Introducing Baba Yaga...

Here's what I know so far about Baba Yaga: She is featured in Russian folk tales, though considering what I am learning about the history of Goddess worship in old Europe, I doubt you could ever say something as simple as "She's Russian."

She is the old one who lives in the forest, alone... who makes Her way by means of Her senses, Her wild and fearless nature, Her sharp perceptions and Her dangerous allies. Her nose and chin curve so that they touch each other. She is said to have warts and to fly through the night, not on a broomstick, but in a mortar, rowing her way through the stars with her pestle. (In case you're wondering, a mortar and pestle are the cup and fat, flat ended stick you use for grinding herbs. I think that this shows that she is powered by the deep wisdom of the wild, the healing and killing secrets of plants that only come when you grind them to their essence.)

She lives in a house that walks on chicken legs. Sometimes the house dances, “ecstatically.” This is a good sign for camp, where we will have ecstatic rituals, with singing and dancing and what I hear are epic bonfires.

Speaking of fires, when Vassalisa approaches Baba Yaga’s hut,

“The fence made of skulls and bones surrounding the hut began to blaze with an inner light so the clearing there in the forest glowed...”

So says Clarissa Pinkola Estés, pH.D, in Women Who Run with the Wolves. (If you’d like to follow along, that’s the version of Vassalisa’s story that we are using for camp, and the basic roadmap for this journey.)

But there are many versions of this initiation story. In some, Vassalisa ends with the simple pure blaze of her true self emerging. And in some versions, she marries the prince.   

When I mentioned this ending about the prince to my awesome therapist Susan, she said "Of course. Otherwise, she might end up like Baba Yaga! An old woman, living on her own and in synch with the wild? We can't have that."
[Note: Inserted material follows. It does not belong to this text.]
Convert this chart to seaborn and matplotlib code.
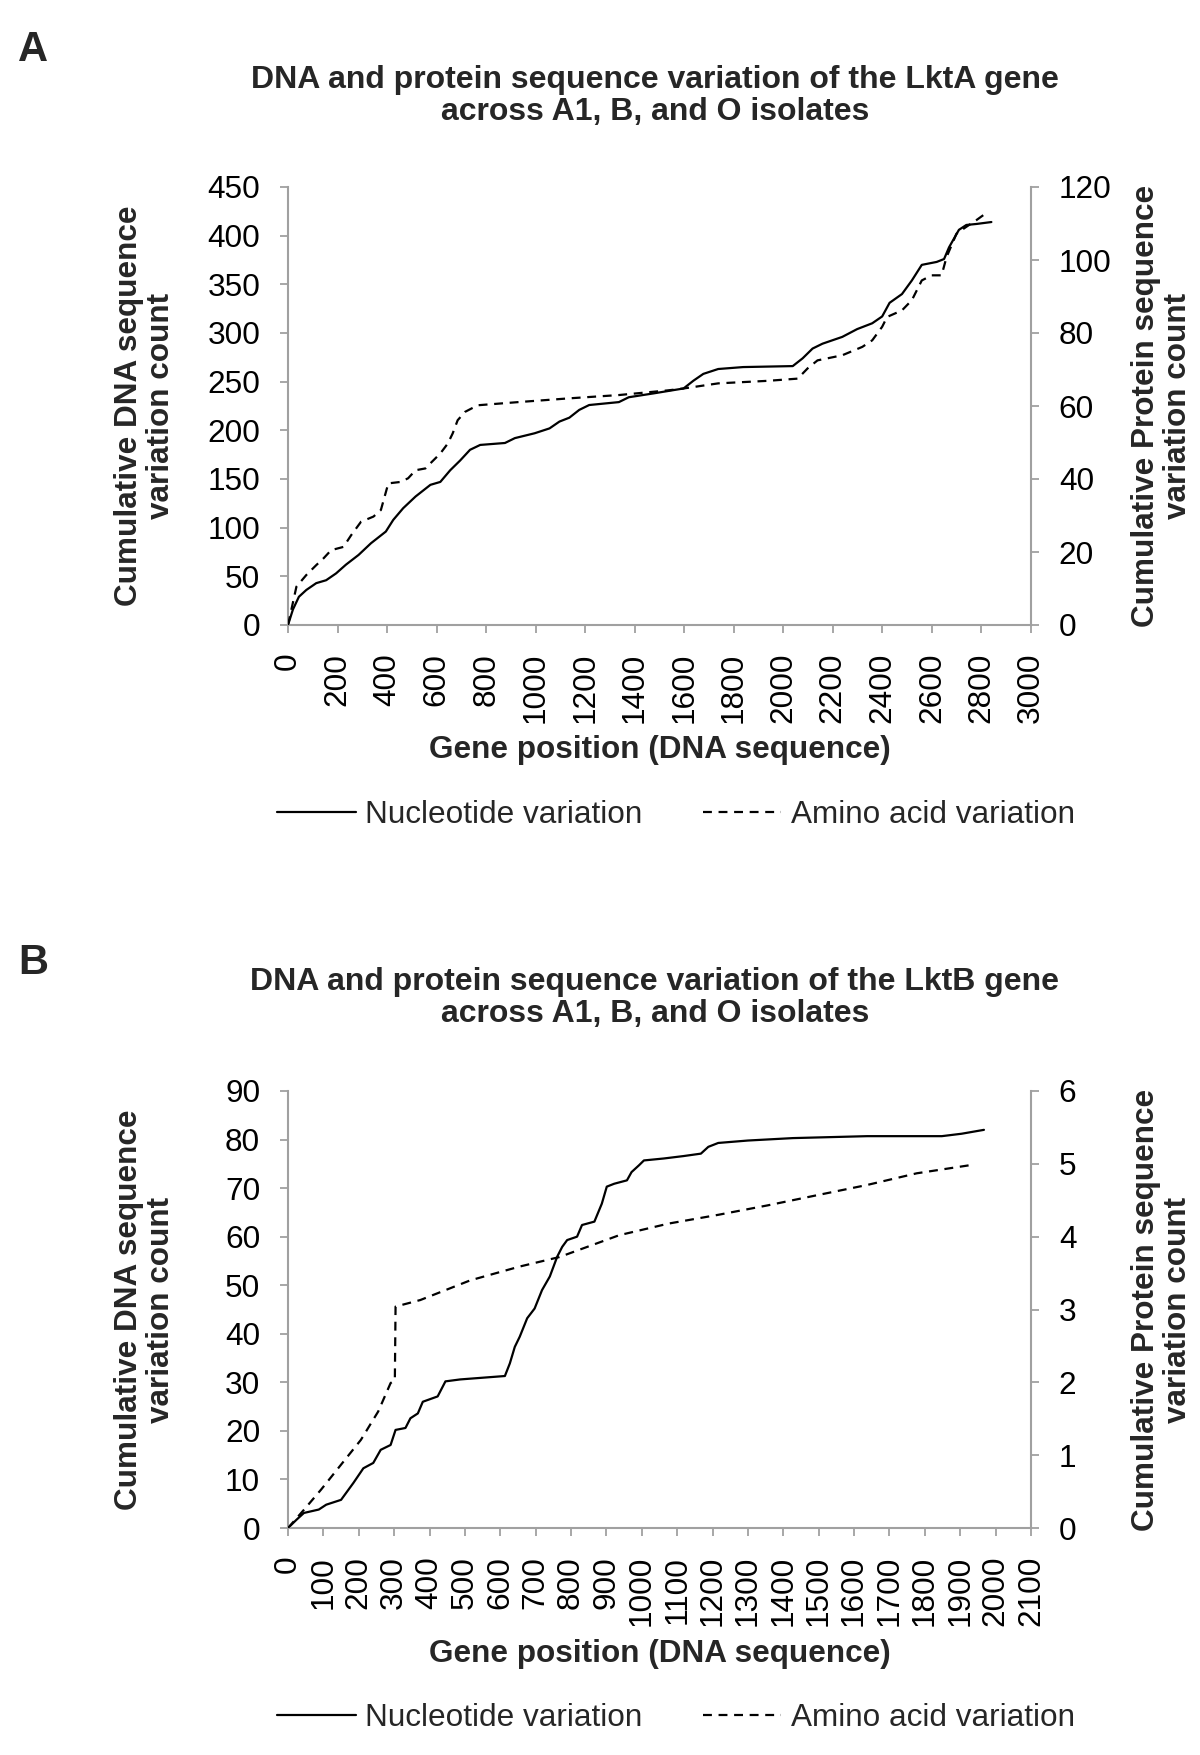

I’m not at the end of my journey, but at this time, I would like to say that I am interested in a story that ends with love and power. This Vassalisa wants the blaze and the family.

One of the teachers on the CAWC team is John Brazaitis. He is the kind of storyteller that makes you close your eyes and melt into another time and place – and he can do this over the phone. He’s been studying Russian folklore for a long time. He said Baba Yaga is called “Grandmother Time” and that she likes an offering of salt – and vodka if you have it. I put some salt in a dish and placed it with my mortar and pestle on my altar. The mortar and pestle are made of some wood that is a swirl of light and dark. It has a deep, deep cup. It is ready for this job, for the whole of my life.

My son Forest is six. He likes stories and he also likes salt – I think he would eat it like pudding if he were allowed. When he first saw the dish on my altar, I told him he could have one pinch and he must say “thank you” first.

A couple weeks ago when he came back from his dad’s house, he ran into the kitchen while I was making dinner.

“What's the name of the Lady of the Salt?” he said.

“You mean Baba Yaga?” I said.

“Yes!” He said and scampered back to say “thank you,” and then taste the keen edge of Earth and Time.